Gauche alternative en Corse
Le Président du Medef vient de se surpasser dans le domaine de la plaisanterie de mauvais goût. Après avoir dit tout le bien qu’il pensait du pacte de responsabilité concocté par le pouvoir dit socialiste, tout en profitant au passage pour réclamer de nouvelles exonérations de cotisations patronales, le voilà qui récidive et comme dirait ma grand-mère : « Il fait fort le lascar ». Pierre Gattaz nous balance une gracieuseté en proposant d’instaurer un salaire intermédiaire pour les jeunes, inférieur au Smic ! Lumineuse idée. Parce que voyez-vous, braves gens, le Smic actuel (1445 euros bruts mensuels) est trop élevé ! Donc, pour intégrer plus facilement des jeunes dans les entreprises payons-les moins chers. Il vaut mieux des gens sous-payés, que des gens livrés à eux-mêmes, en proie à la désespérance et à l’oisiveté. Fabuleuse logique.

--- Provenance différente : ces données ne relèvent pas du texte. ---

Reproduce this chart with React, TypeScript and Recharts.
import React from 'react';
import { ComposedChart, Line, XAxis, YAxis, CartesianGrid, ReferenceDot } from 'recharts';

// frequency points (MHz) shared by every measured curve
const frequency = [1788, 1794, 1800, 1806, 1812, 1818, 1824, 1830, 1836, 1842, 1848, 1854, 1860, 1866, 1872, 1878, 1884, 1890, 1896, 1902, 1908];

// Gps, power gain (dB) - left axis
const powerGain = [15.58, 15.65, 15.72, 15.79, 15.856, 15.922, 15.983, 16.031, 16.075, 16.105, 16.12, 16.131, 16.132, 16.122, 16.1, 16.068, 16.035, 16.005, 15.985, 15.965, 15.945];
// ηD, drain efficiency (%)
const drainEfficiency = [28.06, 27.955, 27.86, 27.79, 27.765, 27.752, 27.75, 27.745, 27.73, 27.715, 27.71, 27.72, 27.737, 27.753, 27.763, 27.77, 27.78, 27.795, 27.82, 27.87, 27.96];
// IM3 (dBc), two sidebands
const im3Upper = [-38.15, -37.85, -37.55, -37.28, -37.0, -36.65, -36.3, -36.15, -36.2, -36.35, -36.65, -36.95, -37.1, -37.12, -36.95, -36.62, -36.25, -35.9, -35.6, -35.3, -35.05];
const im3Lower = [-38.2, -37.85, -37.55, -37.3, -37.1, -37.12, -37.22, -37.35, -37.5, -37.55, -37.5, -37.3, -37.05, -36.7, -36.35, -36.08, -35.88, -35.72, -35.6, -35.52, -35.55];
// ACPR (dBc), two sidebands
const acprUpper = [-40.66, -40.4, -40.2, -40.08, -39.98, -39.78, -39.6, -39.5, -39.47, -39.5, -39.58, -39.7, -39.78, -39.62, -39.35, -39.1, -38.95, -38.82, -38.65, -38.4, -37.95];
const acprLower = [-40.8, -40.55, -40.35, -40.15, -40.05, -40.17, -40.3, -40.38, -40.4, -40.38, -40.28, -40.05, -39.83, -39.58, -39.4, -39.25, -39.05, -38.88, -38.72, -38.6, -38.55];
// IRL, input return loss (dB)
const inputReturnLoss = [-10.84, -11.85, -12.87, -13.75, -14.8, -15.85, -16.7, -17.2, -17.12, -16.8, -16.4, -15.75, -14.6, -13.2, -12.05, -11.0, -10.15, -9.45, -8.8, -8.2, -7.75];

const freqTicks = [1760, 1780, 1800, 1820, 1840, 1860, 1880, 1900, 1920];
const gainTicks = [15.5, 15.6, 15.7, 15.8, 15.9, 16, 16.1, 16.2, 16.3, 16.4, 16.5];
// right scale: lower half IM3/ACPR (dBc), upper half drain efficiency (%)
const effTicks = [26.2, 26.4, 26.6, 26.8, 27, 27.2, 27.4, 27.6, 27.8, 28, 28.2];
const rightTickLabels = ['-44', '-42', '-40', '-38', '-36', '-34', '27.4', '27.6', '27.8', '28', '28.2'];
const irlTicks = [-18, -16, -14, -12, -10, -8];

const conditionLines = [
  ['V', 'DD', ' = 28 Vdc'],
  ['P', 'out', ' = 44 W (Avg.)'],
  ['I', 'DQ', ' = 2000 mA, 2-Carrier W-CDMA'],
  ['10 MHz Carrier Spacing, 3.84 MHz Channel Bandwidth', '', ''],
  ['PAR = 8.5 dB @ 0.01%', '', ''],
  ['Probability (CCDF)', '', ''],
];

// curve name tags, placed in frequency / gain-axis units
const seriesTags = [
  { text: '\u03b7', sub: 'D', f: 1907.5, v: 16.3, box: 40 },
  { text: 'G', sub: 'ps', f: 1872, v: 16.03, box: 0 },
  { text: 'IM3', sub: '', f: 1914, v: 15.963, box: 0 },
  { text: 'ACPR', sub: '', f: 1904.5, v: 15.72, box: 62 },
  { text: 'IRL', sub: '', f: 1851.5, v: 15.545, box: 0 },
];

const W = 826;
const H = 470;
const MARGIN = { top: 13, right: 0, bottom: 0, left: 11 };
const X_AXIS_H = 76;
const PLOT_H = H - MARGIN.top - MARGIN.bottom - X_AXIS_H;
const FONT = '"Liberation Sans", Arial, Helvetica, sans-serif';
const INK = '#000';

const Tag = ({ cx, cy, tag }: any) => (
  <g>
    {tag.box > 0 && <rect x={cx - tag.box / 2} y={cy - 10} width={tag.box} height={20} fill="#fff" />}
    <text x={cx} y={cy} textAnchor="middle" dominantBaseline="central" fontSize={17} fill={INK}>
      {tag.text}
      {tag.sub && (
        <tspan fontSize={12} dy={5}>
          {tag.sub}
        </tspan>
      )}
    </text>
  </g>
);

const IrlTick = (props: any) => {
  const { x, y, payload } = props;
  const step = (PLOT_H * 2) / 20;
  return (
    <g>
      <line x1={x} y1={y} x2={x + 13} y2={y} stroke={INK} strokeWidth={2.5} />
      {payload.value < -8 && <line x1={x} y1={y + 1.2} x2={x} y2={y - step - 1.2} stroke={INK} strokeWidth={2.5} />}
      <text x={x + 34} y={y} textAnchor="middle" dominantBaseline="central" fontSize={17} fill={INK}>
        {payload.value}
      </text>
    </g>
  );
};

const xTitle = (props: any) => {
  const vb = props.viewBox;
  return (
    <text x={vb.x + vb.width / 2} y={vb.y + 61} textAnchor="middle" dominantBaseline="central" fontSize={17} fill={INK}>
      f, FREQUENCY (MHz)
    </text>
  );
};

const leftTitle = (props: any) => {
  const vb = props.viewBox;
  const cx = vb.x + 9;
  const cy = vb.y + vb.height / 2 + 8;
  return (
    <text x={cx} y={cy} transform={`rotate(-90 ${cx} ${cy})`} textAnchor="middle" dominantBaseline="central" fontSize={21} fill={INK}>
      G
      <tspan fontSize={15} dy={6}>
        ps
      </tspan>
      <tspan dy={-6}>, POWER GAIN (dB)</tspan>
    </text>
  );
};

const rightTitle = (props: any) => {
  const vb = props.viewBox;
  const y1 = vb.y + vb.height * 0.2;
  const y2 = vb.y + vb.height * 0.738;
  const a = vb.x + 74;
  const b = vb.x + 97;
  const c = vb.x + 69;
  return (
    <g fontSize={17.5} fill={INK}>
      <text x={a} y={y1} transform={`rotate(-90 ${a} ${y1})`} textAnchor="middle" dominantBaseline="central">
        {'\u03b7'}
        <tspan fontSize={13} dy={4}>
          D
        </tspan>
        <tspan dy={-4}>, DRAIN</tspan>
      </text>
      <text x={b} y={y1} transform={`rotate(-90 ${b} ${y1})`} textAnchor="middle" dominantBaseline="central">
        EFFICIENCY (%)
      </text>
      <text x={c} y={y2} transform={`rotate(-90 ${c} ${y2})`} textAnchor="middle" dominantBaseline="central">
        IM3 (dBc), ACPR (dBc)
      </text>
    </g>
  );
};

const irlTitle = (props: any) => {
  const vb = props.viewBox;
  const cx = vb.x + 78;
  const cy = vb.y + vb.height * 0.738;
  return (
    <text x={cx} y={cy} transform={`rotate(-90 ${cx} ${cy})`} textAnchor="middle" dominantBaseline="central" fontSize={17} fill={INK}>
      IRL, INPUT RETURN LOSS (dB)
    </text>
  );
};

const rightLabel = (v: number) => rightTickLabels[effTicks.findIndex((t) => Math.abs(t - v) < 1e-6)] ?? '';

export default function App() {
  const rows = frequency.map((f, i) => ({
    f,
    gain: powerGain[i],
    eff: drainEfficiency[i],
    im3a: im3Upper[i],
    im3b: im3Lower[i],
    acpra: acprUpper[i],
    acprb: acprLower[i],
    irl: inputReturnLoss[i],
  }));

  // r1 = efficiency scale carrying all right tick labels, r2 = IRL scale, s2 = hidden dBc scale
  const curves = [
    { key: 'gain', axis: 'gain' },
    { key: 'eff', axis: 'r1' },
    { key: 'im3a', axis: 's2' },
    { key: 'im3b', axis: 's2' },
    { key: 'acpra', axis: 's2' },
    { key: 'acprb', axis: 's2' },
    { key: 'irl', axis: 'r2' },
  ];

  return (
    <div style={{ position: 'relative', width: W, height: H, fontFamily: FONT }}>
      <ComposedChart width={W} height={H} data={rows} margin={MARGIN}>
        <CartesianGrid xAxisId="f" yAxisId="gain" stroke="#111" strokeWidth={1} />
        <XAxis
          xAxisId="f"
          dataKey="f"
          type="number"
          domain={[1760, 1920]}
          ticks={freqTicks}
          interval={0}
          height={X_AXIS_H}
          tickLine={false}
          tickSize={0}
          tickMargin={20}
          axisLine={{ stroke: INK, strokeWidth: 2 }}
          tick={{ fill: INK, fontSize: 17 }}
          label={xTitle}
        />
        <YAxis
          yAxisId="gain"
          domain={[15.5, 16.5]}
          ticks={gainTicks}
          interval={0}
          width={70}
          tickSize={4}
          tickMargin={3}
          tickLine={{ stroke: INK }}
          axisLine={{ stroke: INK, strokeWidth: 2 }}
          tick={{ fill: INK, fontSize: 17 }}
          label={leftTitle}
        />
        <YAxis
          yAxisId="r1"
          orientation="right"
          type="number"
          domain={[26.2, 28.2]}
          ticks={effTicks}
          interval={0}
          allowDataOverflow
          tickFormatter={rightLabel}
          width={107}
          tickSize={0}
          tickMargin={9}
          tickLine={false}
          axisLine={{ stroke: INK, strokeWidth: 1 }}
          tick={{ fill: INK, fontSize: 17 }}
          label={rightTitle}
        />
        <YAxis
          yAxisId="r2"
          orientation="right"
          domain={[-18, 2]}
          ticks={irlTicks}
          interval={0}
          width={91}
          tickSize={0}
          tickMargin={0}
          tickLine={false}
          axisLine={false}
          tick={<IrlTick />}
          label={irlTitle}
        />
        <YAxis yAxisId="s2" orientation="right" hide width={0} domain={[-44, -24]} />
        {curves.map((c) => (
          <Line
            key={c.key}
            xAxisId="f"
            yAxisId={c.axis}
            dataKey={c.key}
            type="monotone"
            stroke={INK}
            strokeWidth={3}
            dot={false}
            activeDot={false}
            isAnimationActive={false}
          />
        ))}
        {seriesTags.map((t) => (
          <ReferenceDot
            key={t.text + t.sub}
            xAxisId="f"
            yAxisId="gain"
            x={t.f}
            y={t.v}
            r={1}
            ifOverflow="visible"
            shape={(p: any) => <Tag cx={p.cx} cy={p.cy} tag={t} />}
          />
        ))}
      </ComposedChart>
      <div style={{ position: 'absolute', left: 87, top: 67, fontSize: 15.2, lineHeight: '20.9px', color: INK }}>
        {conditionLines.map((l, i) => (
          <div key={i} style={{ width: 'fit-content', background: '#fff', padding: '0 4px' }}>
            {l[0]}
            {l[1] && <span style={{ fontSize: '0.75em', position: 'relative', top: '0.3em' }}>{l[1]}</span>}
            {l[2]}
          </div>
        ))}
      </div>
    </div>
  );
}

Alors, bien évidemment, de nombreuses réactions se sont fait entendre. Presque tout le monde fustige l’honnête proposition de Pierre Gattaz, y compris Laurence Parisot qui se fend d’une belle déclaration : « Proposer un salaire en dessous du Smic, s’apparente à une logique esclavagiste. » Bravo, on approuve. Mais cette déclaration est-elle sincère, ne procède-t-elle pas d’un règlement de compte avec son successeur à la tête du Medef ? Laurence Parisot n’aurait-elle pas digéré son éviction, elle qui caressait le rêve d’un troisième mandat ? Pour leur part, les syndicats des salariés se sont déclarés contre une telle ineptie, contreproductive, qui consiste à tirer les salaires vers le bas et qui risque de nous précipiter un peu plus vite dans cette logique infernale expérimentée, entre autres, par les Grecs et les Espagnols. Les alliés politiques et naturels du Medef, la droite, le Front national, n’ont pas osé reprendre à leur compte la proposition, même s’ils n’en pensent pas moins.
Une question se pose. Est-ce que la saillie de Gattaz est une simple plaisanterie, une provocation ? C’est peu probable. Cela ressemble plutôt à un test, à un ballon d’essai. Cette idée de Smic jeune n’est pas nouvelle, rappelons-nous les fameux Cpe. Récemment, on a pu entendre deux éminents socialistes, Pascal Lamy, ancien directeur général de l’Omc et Hubert Vedrine, ancien ministre des Affaires étrangères de Mitterrand, formuler des propositions comparables. Il est probable qu’on y pense dans les services de l’Elysée et de Matignon. D’ailleurs, pour information, François Hollande a reçu à déjeuner trois « éminents économistes » – pas ceux des Economistes atterrés – bien dans la ligne ultralibérale, Gilbert Cette, Philippe Aghion et l’indicible Elie Cohen. Ainsi par exemple Gilbert Cette a laissé entendre que « rien ne doit être tabou », en matière de bas salaires.
Cette inadmissible prétention du patronat, qui si elle était appliquée, contribuerait à une paupérisation accélérée d’une majorité des salariés dans notre pays. Les syndicats de salariés, le Front de gauche et toutes les forces de progrès devront s’opposer avec force contre une logique sociale et économique qui nous mène à la catastrophe. Une autre voie est possible.